Your goal.
Transcribe the listing that follows in full, omitting pictures.

Source data.
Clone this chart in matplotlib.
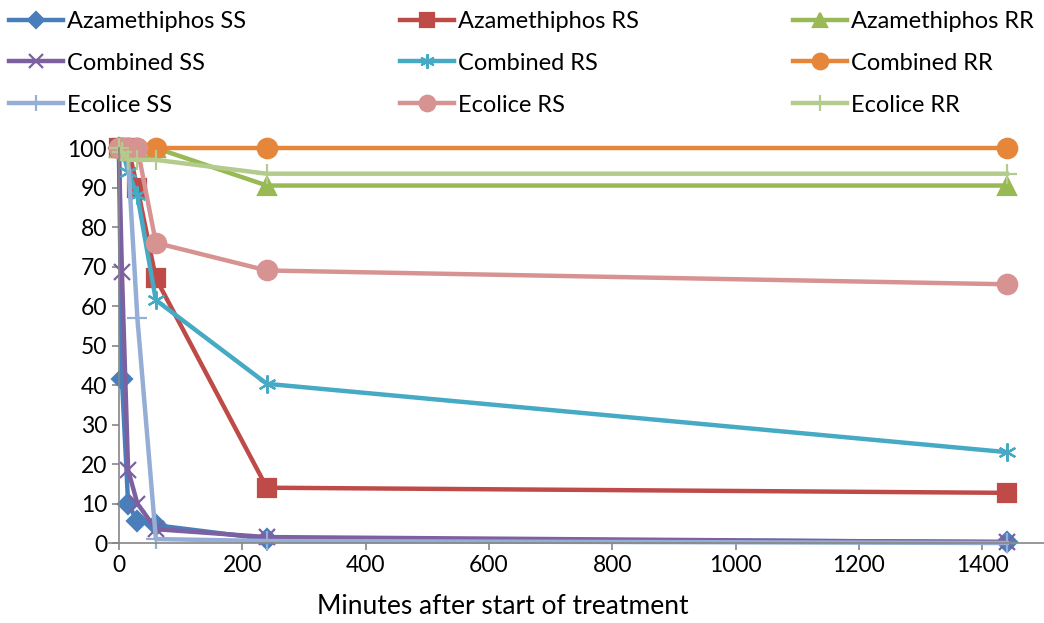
import matplotlib.pyplot as plt

plt.rcParams['font.family'] = ['Lato', 'DejaVu Sans']

# minutes after start of treatment
minutes = [0, 5, 15, 30, 60, 240, 1440]

aza_ss = [100, 41.5, 10, 5.5, 4.5, 1.0, 0.3]
aza_rs = [100, 100, 100, 90, 67, 14, 12.7]
aza_rr = [100, 100, 100, 100, 100, 90.5, 90.5]
comb_ss = [100, 68.5, 18.5, 10, 3.5, 1.5, 0.2]
comb_rs = [100, 100, 94, 88, 61.5, 40.3, 23]
comb_rr = [100, 100, 100, 100, 100, 100, 100]
eco_ss = [100, 100, 97, 57, 1, 0.5, 0]
eco_rs = [100, 100, 100, 100, 76, 69, 65.5]
eco_rr = [100, 99, 97, 97, 97, 93.5, 93.5]

labels = ['Azamethiphos SS', 'Azamethiphos RS', 'Azamethiphos RR',
          'Combined SS', 'Combined RS', 'Combined RR',
          'Ecolice SS', 'Ecolice RS', 'Ecolice RR']
series = [aza_ss, aza_rs, aza_rr, comb_ss, comb_rs, comb_rr, eco_ss, eco_rs, eco_rr]
colors = ['#4A7EBB', '#BE4B48', '#98B954', '#7D60A0', '#46AAC5', '#E5863A',
          '#95AED6', '#D69392', '#B3CC8D']
markers = ['D', 's', '^', 'x', (6, 2, 0), 'o', '+', 'o', '+']
msizes = [10, 13, 13, 12, 13, 14, 14, 14, 14]

fig = plt.figure(figsize=(10.44, 6.23), dpi=100)
ax = fig.add_axes([0.1044, 0.1284, 0.8956, 0.634])

handles = []
for y, lab, c, m, ms in zip(series, labels, colors, markers, msizes):
    h, = ax.plot(minutes, y, color=c, lw=3.2, marker=m, markersize=ms,
                 markeredgewidth=1.6, markerfacecolor=c, markeredgecolor=c,
                 label=lab, clip_on=False)
    handles.append(h)

ax.set_xlim(-16, 1500)
ax.set_ylim(0, 100)
ax.set_xticks(range(0, 1401, 200))
ax.set_yticks(range(0, 101, 10))
ax.spines['top'].set_visible(False)
ax.spines['right'].set_visible(False)
ax.spines['left'].set_position(('data', 0))
for s in ['left', 'bottom']:
    ax.spines[s].set_color('#868686')
    ax.spines[s].set_linewidth(1.2)
ax.tick_params(colors='#868686', labelcolor='black', labelsize=16.5, length=5, width=1.2)
ax.set_xlabel('Minutes after start of treatment', fontsize=19)
ax.xaxis.set_label_coords(0.421, -0.13)

order = [0, 3, 6, 1, 4, 7, 2, 5, 8]
fig.legend([handles[i] for i in order], [labels[i] for i in order],
           ncol=3, loc='upper left', bbox_to_anchor=(0.004, 0.99), frameon=False,
           fontsize=17, handlelength=2.3, handletextpad=0.17, columnspacing=6.5,
           labelspacing=0.88, markerscale=0.8, borderpad=0.2, borderaxespad=0)

plt.savefig('out.png')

Task result.
Clone this chart in matplotlib.
import matplotlib.pyplot as plt

plt.rcParams['font.family'] = ['Lato', 'DejaVu Sans']

# minutes after start of treatment
minutes = [0, 5, 15, 30, 60, 240, 1440]

aza_ss = [100, 41.5, 10, 5.5, 4.5, 1.0, 0.3]
aza_rs = [100, 100, 100, 90, 67, 14, 12.7]
aza_rr = [100, 100, 100, 100, 100, 90.5, 90.5]
comb_ss = [100, 68.5, 18.5, 10, 3.5, 1.5, 0.2]
comb_rs = [100, 100, 94, 88, 61.5, 40.3, 23]
comb_rr = [100, 100, 100, 100, 100, 100, 100]
eco_ss = [100, 100, 97, 57, 1, 0.5, 0]
eco_rs = [100, 100, 100, 100, 76, 69, 65.5]
eco_rr = [100, 99, 97, 97, 97, 93.5, 93.5]

labels = ['Azamethiphos SS', 'Azamethiphos RS', 'Azamethiphos RR',
          'Combined SS', 'Combined RS', 'Combined RR',
          'Ecolice SS', 'Ecolice RS', 'Ecolice RR']
series = [aza_ss, aza_rs, aza_rr, comb_ss, comb_rs, comb_rr, eco_ss, eco_rs, eco_rr]
colors = ['#4A7EBB', '#BE4B48', '#98B954', '#7D60A0', '#46AAC5', '#E5863A',
          '#95AED6', '#D69392', '#B3CC8D']
markers = ['D', 's', '^', 'x', (6, 2, 0), 'o', '+', 'o', '+']
msizes = [10, 13, 13, 12, 13, 14, 14, 14, 14]

fig = plt.figure(figsize=(10.44, 6.23), dpi=100)
ax = fig.add_axes([0.1044, 0.1284, 0.8956, 0.634])

handles = []
for y, lab, c, m, ms in zip(series, labels, colors, markers, msizes):
    h, = ax.plot(minutes, y, color=c, lw=3.2, marker=m, markersize=ms,
                 markeredgewidth=1.6, markerfacecolor=c, markeredgecolor=c,
                 label=lab, clip_on=False)
    handles.append(h)

ax.set_xlim(-16, 1500)
ax.set_ylim(0, 100)
ax.set_xticks(range(0, 1401, 200))
ax.set_yticks(range(0, 101, 10))
ax.spines['top'].set_visible(False)
ax.spines['right'].set_visible(False)
ax.spines['left'].set_position(('data', 0))
for s in ['left', 'bottom']:
    ax.spines[s].set_color('#868686')
    ax.spines[s].set_linewidth(1.2)
ax.tick_params(colors='#868686', labelcolor='black', labelsize=16.5, length=5, width=1.2)
ax.set_xlabel('Minutes after start of treatment', fontsize=19)
ax.xaxis.set_label_coords(0.421, -0.13)

order = [0, 3, 6, 1, 4, 7, 2, 5, 8]
fig.legend([handles[i] for i in order], [labels[i] for i in order],
           ncol=3, loc='upper left', bbox_to_anchor=(0.004, 0.99), frameon=False,
           fontsize=17, handlelength=2.3, handletextpad=0.17, columnspacing=6.5,
           labelspacing=0.88, markerscale=0.8, borderpad=0.2, borderaxespad=0)

plt.savefig('out.png')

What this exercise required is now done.